There BB% are certainly similar, and hover from average to excellent, so both players showcased a decent enough approach there. The key is how it translates to the big league level.

There are some really good baseball players with high K%, who have that "five-tool" moniker, who are also 3+ WAR baseball players. Mike Trout's K% over the past two seasons was in the 25% range, to go with an elite BB% in the 13-14% range. In 2007, J.D. Martinez, who isn't a center fielder, had a ridiculous 27%  K%, to go along with a rather tepid 8% BB%. Still, he hit 38 homers, and had 33 doubles to go along with it. Many people ultimately project Zimmer as a right fielder, and if his power continues to develop, perhaps these are the types of numbers that one could hope for.

In talking with EHC's Hattery, he mentioned Colby Rasmus as a nice comp. Rasmus was a top ten prospect in all of baseball as a centerfielder in the Cardinals organization, who has had a distressing K% in the big leagues over his career. In the minors, Rasmus's K% hovered in the average to above average category (varied from 14% to almost 19%), stayed at 18%, then launched into the upper 20's every year since, in both leagues, on several teams. In a similar fashion, his walk rate went from a fairly elite 12-13% in the minors to a steady diet of below ten. What I struggle with, when comparing Rasmus, a power hitting, toolsy prospect to Bradley Zimmer is that Rasmus took a massive jump in K%, which leads me to believe that there was some major change either in his swing, or in the league approach to his at bats. Either way, Rasmus is a fairly league average defender, with above league average power, and below league average plate discipline. It could be Zimmer's future, and in fairness, Rasmus has had massive seasons, and average seasons. His career would be fine, although not spectacular.
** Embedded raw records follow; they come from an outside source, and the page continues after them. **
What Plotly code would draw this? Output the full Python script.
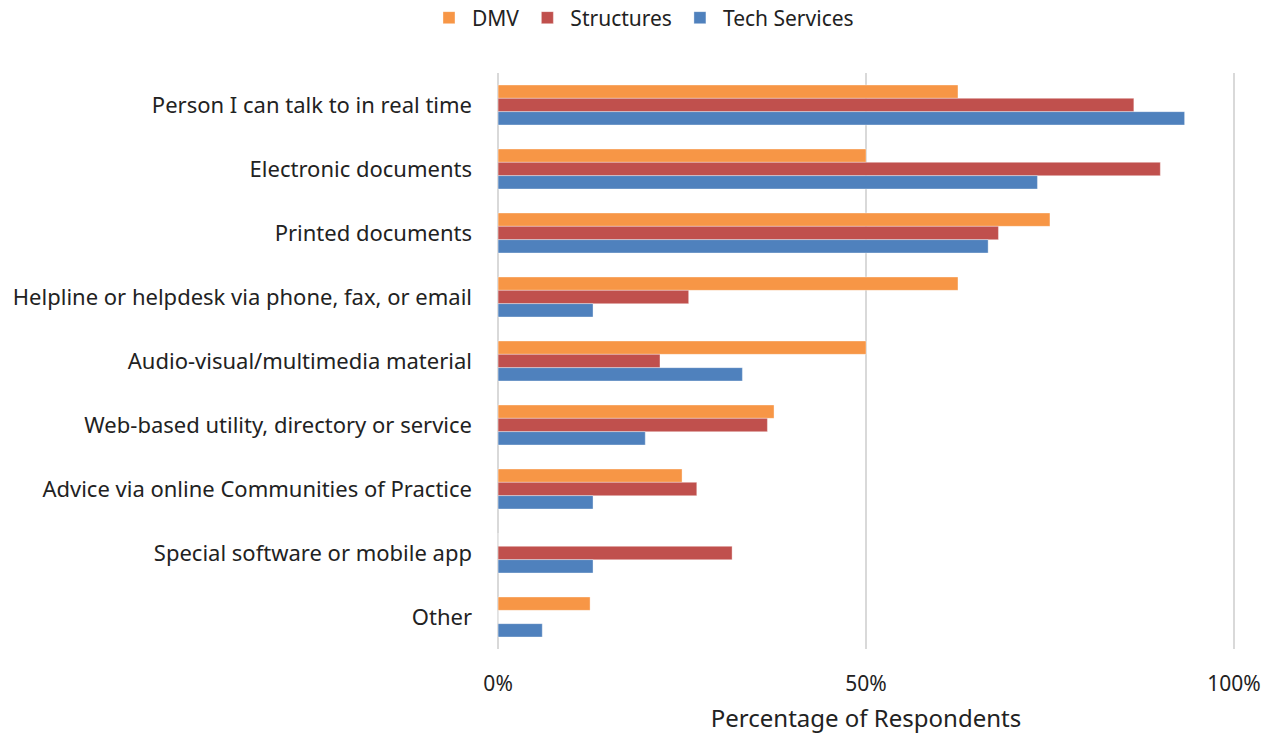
import plotly.graph_objects as go

categories = [
    "Person I can talk to in real time",
    "Electronic documents",
    "Printed documents",
    "Helpline or helpdesk via phone, fax, or email",
    "Audio-visual/multimedia material",
    "Web-based utility, directory or service",
    "Advice via online Communities of Practice",
    "Special software or mobile app",
    "Other",
]
dmv = [62.5, 50.0, 75.0, 62.5, 50.0, 37.5, 25.0, 0.0, 12.5]
structures = [86.4, 90.0, 68.0, 25.9, 22.0, 36.6, 27.0, 31.8, 0.0]
tech_services = [93.3, 73.3, 66.6, 12.9, 33.2, 20.0, 12.9, 12.9, 6.0]

series = [
    ("DMV", dmv, "#F79646"),
    ("Structures", structures, "#C0504D"),
    ("Tech Services", tech_services, "#4F81BD"),
]

fig = go.Figure()
for name, values, color in series:
    fig.add_trace(
        go.Bar(
            name=name,
            y=categories,
            x=values,
            orientation="h",
            marker=dict(color=color, line=dict(color="rgba(255,255,255,0.6)", width=0.6)),
        )
    )

fig.update_layout(
    width=1271,
    height=737,
    template="plotly_white",
    barmode="group",
    bargap=0.375,
    bargroupgap=0,
    font=dict(family="Noto Sans", size=22, color="#222222"),
    margin=dict(l=497, r=36, t=73, b=88),
    legend=dict(
        orientation="h",
        x=0.5055,
        xref="container",
        xanchor="center",
        y=0.9756,
        yref="container",
        yanchor="middle",
        font=dict(size=21),
        itemwidth=36,
        traceorder="normal",
    ),
    xaxis=dict(
        range=[-0.15, 100.15],
        tickvals=[0, 50, 100],
        ticktext=["0%", "50%", "100%"],
        tickfont=dict(size=21),
        showgrid=True,
        gridcolor="#D9D9D9",
        gridwidth=1.5,
        zeroline=False,
        showline=False,
        ticks="",
        ticklabelstandoff=20,
        automargin=False,
        title=dict(text="Percentage of Respondents", font=dict(size=24), standoff=14),
    ),
    yaxis=dict(
        autorange="reversed",
        showgrid=False,
        ticks="",
        ticklabelstandoff=24,
        automargin=False,
    ),
    plot_bgcolor="white",
    paper_bgcolor="white",
)

# drop the default body margin so the figure fills the window exactly
fig.write_html(
    "out.html",
    config={"displayModeBar": False},
    post_script="document.body.style.margin = '0';",
)
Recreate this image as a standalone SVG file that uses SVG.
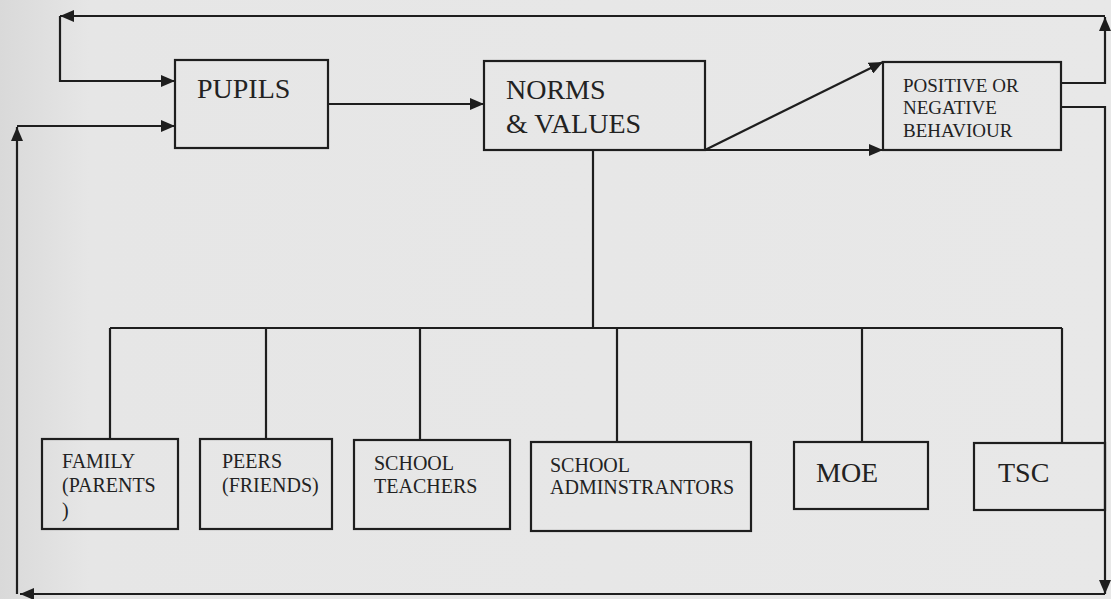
<svg xmlns="http://www.w3.org/2000/svg" width="1111" height="599" viewBox="0 0 1111 599">
<style>
.box{fill:none;stroke:#1e1e1e;stroke-width:2.2}
.ln{fill:none;stroke:#1e1e1e;stroke-width:2.2}
.arr{marker-end:url(#ah)}
text{font-family:'Liberation Serif','Times New Roman',serif;fill:#222}
.big{font-size:28px}
.mid{font-size:19px}
.sm{font-size:20px}
</style>
<defs>
<linearGradient id="bg" x1="0" y1="0" x2="1" y2="0">
<stop offset="0" stop-color="#d9d9d9"/>
<stop offset="0.08" stop-color="#e6e6e6"/>
<stop offset="1" stop-color="#e8e8e8"/>
</linearGradient>
<marker id="ah" viewBox="0 0 14 12" refX="14" refY="6" markerWidth="14" markerHeight="12" markerUnits="userSpaceOnUse" orient="auto">
<path d="M0,0 L14,6 L0,12 z" fill="#1e1e1e"/>
</marker>
</defs>
<rect width="1111" height="599" fill="url(#bg)"/>
<g id="connectors">
<line class="ln arr" x1="328" y1="104" x2="484" y2="104"/>
<line class="ln arr" x1="705" y1="150" x2="883" y2="62"/>
<line class="ln arr" x1="705" y1="150" x2="883" y2="150"/>
<polyline class="ln arr" points="1061,83 1105,83 1105,17"/>
<line class="ln arr" x1="1105" y1="16" x2="60" y2="16"/>
<polyline class="ln arr" points="60,16 60,81 175,81"/>
<polyline class="ln arr" points="1061,107 1105,107 1105,594"/>
<line class="ln arr" x1="1105" y1="594" x2="20" y2="594"/>
<line class="ln arr" x1="17" y1="594" x2="17" y2="127"/>
<polyline class="ln arr" points="17,126 175,126"/>
<line class="ln" x1="593" y1="150" x2="593" y2="328"/>
<line class="ln" x1="110" y1="328" x2="1062" y2="328"/>
<line class="ln" x1="110" y1="328" x2="110" y2="439"/>
<line class="ln" x1="266" y1="328" x2="266" y2="439"/>
<line class="ln" x1="420" y1="328" x2="420" y2="440"/>
<line class="ln" x1="617" y1="328" x2="617" y2="442"/>
<line class="ln" x1="862" y1="328" x2="862" y2="442"/>
<line class="ln" x1="1062" y1="328" x2="1062" y2="443"/>
</g>
<g id="pupils">
<rect class="box" x="175" y="60" width="153" height="88"/>
<text class="big" x="197" y="98">PUPILS</text>
</g>
<g id="norms">
<rect class="box" x="484" y="61" width="221" height="89"/>
<text class="big" x="506" y="99">NORMS</text>
<text class="big" x="506" y="133">&amp; VALUES</text>
</g>
<g id="behaviour">
<rect class="box" x="883" y="62" width="178" height="88"/>
<text class="mid" x="903" y="92">POSITIVE OR</text>
<text class="mid" x="903" y="114">NEGATIVE</text>
<text class="mid" x="903" y="137">BEHAVIOUR</text>
</g>
<g id="family">
<rect class="box" x="42" y="439" width="136" height="90"/>
<text class="sm" x="62" y="468">FAMILY</text>
<text class="sm" x="62" y="492">(PARENTS</text>
<text class="sm" x="62" y="517">)</text>
</g>
<g id="peers">
<rect class="box" x="200" y="439" width="132" height="90"/>
<text class="sm" x="222" y="468">PEERS</text>
<text class="sm" x="222" y="492">(FRIENDS)</text>
</g>
<g id="teachers">
<rect class="box" x="354" y="440" width="156" height="89"/>
<text class="sm" x="374" y="470">SCHOOL</text>
<text class="sm" x="374" y="493">TEACHERS</text>
</g>
<g id="administrators">
<rect class="box" x="531" y="442" width="220" height="89"/>
<text class="sm" x="550" y="472">SCHOOL</text>
<text class="sm" x="550" y="494">ADMINSTRANTORS</text>
</g>
<g id="moe">
<rect class="box" x="794" y="442" width="134" height="67"/>
<text class="big" x="816" y="482">MOE</text>
</g>
<g id="tsc">
<rect class="box" x="974" y="443" width="131" height="67"/>
<text class="big" x="998" y="482">TSC</text>
</g>
</svg>
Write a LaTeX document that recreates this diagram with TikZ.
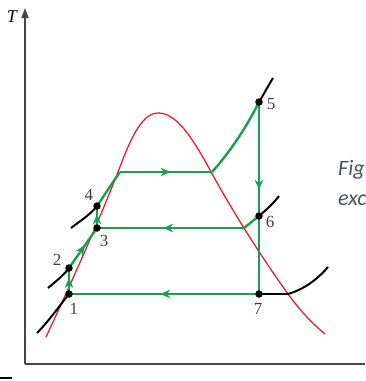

Then there's a guy like Carlos Gomez, who spent his minor league career slapping the ball around (with upside power), but had a K% around 20% in his short time there, with a BB% way below 10%. He came to the bigs, and has hovered in the mid 20%, with outstanding power and 3-4+ WAR seasons throughout his career.

The comps could go on-and-on, and in fairness to trends and projections and the inevitable desire to connect players to someone that's near and dear to your heart, they are often just pipe-dreams that aren't reality. Still, I keep coming back to Grady Sizemore, and think to myself, "how good was he?"

The answer? Really good. But this article really isn't about Sizemore, just in the realities of what we have in Bradley Zimmer. Is he the best Indians' offensive prospect in over two decades? Not by a long shot. Grady Sizemore was really special. Sizemore's unique "five-tool" ability made him special, and while injuries sapped away his greatness after five-years, the peak of his career was truly special, and the brass knew it when they traded for him.

Do the Indians have the next Sizemore?

Zimmer's tools are excessively impressive on many levels. The K% as a solitary stat isn't any reason to say Zimmer is overhyped, or primed for failure. There are really good major league baseball players that have followed in a similar path. What this does notate is that every prospect is a cautionary tale, and Zimmer is no different.

Can he improve his K% at the big league level, or in his inevitable move to Triple A? Will a change in swing mechanics to make more contact diminish his power? Will his power production improve to the point that the K% is forgivable? All of these are unknowns, and a reminder that being a prospect, toolsy or not, isn't a lock to becoming a superstar.

Finding the wardrobe that leads to the "Narnia" of those singular all-around superstars are rare, and are often full of expectational white witches that often turn those prospects into stone. Can Zimmer break through and find his way to meeting the "five-tool" expectations? Can Zimmer even become a productive, long-tenured Major Leaguer?

Thankfully, that chapter in this epic is yet to be written, so anything is possible.

Oh, and Grady Sizemore was pretty damn good.